▶ _WRITTEN INSTRUCTION_
Copy all lines that contain the word "script".
>> Start THE RECORDS
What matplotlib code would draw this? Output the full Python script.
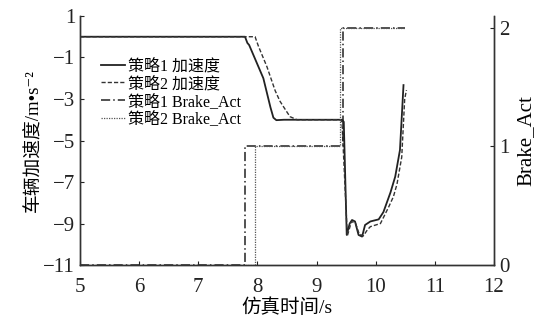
>> End THE RECORDS
>> Start THE RECORDS
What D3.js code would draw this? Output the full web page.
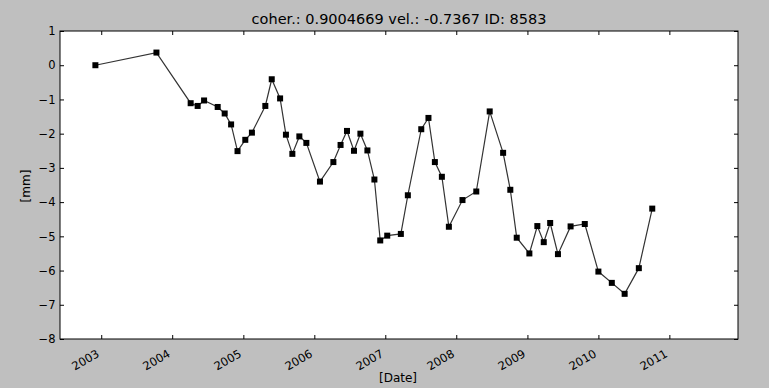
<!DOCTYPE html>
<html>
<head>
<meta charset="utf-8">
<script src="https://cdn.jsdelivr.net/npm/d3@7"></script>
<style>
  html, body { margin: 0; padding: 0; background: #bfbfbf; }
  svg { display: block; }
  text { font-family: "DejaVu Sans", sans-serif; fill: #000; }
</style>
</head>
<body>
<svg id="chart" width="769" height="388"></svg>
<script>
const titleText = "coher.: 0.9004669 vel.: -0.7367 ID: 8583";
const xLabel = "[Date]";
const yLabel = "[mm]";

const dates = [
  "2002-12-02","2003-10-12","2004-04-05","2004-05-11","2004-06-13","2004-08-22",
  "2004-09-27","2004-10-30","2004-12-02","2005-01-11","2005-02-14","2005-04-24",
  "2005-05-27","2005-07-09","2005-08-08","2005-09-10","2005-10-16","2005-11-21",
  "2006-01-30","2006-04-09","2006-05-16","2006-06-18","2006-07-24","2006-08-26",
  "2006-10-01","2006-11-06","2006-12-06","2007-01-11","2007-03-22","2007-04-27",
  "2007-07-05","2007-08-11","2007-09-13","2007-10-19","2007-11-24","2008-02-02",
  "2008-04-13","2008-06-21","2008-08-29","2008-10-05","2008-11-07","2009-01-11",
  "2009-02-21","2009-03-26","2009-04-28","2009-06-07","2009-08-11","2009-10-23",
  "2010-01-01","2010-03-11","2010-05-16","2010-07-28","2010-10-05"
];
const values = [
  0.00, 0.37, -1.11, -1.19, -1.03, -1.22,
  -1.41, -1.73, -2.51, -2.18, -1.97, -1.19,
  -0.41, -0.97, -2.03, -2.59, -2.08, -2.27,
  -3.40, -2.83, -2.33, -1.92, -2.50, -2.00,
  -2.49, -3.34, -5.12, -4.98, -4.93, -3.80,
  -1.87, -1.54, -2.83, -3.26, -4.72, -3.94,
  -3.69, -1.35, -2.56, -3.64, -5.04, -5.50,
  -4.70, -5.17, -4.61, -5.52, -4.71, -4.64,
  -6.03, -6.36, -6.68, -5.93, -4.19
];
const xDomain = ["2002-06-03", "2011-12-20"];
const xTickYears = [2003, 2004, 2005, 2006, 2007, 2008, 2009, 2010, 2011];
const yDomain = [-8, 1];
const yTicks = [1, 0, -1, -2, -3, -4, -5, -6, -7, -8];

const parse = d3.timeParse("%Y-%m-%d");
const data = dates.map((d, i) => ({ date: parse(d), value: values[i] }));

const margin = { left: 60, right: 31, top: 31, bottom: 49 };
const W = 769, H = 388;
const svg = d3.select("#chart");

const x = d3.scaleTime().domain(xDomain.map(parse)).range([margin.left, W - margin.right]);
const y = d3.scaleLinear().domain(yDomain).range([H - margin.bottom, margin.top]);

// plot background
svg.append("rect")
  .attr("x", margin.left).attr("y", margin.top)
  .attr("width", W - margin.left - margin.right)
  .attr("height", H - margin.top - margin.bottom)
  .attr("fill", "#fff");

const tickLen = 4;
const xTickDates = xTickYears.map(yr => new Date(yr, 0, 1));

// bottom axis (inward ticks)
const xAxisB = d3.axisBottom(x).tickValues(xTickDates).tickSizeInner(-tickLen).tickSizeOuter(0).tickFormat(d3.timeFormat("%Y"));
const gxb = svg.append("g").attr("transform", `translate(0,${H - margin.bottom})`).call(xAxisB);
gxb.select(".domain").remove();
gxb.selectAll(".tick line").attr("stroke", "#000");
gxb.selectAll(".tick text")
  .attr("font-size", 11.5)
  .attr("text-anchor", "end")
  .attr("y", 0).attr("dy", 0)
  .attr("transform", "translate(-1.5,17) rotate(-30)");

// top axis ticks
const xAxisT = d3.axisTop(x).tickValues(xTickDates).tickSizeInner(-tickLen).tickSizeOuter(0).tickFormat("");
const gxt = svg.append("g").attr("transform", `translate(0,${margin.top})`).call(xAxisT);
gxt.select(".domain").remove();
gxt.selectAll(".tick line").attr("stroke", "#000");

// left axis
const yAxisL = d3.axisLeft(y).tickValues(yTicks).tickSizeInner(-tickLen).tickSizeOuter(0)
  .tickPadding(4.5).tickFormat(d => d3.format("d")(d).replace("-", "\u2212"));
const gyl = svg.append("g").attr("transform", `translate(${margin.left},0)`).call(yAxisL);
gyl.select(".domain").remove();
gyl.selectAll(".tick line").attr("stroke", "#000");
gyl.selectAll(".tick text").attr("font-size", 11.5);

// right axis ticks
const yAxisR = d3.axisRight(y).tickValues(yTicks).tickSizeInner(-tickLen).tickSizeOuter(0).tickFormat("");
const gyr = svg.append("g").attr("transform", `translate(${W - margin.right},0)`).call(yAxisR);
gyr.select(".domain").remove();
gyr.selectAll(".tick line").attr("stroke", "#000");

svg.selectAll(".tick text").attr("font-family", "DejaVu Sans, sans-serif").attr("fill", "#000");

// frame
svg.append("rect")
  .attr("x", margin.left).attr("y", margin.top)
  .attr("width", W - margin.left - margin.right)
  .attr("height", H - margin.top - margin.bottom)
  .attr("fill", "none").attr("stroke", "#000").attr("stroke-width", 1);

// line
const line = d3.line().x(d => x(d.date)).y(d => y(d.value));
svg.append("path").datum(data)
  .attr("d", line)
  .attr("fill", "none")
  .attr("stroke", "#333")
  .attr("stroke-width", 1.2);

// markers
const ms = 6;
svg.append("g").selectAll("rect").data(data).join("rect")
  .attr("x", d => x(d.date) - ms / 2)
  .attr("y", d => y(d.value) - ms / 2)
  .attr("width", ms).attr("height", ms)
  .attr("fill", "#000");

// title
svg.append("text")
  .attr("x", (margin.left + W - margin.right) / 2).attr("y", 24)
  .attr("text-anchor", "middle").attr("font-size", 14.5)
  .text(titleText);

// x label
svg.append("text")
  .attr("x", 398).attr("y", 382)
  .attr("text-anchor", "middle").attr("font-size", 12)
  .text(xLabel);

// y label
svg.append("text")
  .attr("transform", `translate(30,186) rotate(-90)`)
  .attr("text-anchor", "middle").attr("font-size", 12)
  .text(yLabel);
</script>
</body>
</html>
>> End THE RECORDS
>> Start THE RECORDS
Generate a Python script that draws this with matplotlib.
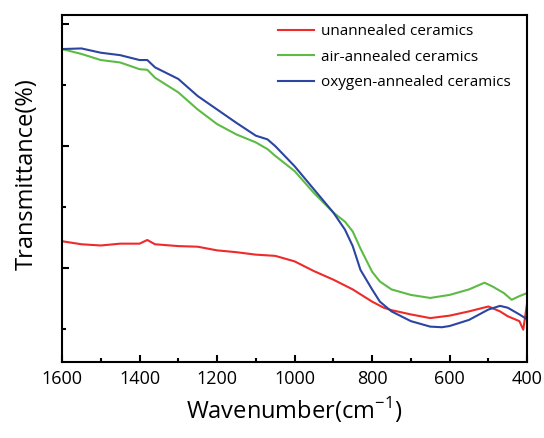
>> End THE RECORDS
▶ _FINAL RESULT_
What matplotlib code would draw this? Output the full Python script.
<script src="https://cdn.jsdelivr.net/npm/d3@7"></script>
<script>
</script>
Generate a Python script that draws this with matplotlib.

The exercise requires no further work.